Take an underwater zone with an obscure name. We can’t see the estuarine turbidity maximum. But striped bass and white perch know where it is and what it does in the Chesapeake. Scientists now have mapped it and can explain it. The zone forms near the bottom, usually somewhere between the Susquehanna Flats and Tolchester. A saltwater front advances from the ocean along the bottom because it is heavier than the fresh river water flowing down-Bay. Like any good train wreck, the collision of salty and fresh kicks up dust wet dust turbidity. The swirl concentrates the particles, food for tiny marine animals. Larval and juvenile fish eat those animals in turn.
Bass and perch lay their eggs in the estuarine turbidity maximum zone, when they can. Throughout the world, these zones or salt fronts are rich with life in coastal-plain estuaries like the Chesapeake. They are nurseries for economically important fishes.
Research is finding how changes in this turbid zone in the upper Bay affect the breeding success of fishes. Year-to-year survival of white perch juveniles there can vary 70-fold; striped bass, 20-fold.
As wind and rain patterns shift, this zone moves up and down the Bay. Humans alter it by building dams and dredging channels. Scientists are learning enough about these complex and dynamic waters to show how to keep the zone productive. A research cruise we’ll join this spring should add a chapter to this saga.

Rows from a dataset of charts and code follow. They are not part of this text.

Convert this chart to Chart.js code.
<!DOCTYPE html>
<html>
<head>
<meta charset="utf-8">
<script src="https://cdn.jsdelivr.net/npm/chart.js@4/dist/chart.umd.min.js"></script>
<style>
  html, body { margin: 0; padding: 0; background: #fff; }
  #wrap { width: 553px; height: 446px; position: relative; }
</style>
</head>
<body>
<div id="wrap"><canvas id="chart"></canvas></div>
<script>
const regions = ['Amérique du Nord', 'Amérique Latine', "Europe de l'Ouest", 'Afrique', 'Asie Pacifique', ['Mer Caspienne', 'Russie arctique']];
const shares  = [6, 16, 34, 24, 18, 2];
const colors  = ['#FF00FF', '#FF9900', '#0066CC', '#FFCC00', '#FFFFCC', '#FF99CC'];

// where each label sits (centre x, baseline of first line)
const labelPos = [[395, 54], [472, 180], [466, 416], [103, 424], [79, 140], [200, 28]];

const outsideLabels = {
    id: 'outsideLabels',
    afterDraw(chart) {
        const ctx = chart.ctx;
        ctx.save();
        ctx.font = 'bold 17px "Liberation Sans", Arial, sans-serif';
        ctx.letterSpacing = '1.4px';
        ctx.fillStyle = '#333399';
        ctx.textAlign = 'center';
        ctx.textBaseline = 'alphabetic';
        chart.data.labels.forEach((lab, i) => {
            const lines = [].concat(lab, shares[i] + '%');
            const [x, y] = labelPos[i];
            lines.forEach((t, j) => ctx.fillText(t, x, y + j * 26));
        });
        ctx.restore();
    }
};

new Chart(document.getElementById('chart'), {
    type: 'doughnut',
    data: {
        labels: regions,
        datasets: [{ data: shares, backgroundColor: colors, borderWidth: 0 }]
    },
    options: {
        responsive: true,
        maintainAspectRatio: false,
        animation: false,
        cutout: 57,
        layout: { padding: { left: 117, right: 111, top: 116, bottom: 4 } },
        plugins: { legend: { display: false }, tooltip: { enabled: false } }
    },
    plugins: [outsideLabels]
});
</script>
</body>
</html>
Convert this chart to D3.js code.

From the mouth of the Susquehanna to Hampton Roads, investigators with new technology are seeing the Chesapeake in ways they couldn’t just a few years ago. We’ll share the challenges and discoveries these scientists are telling us about as we dock at the cutting edge of research around the Bay. We may revisit some themes, because science changes fast and a story can have more than one side. We’ll connect, too, to the watermen, the riverkeepers, the farmers, the artists, the come-heres. We all have a stake in Bay science.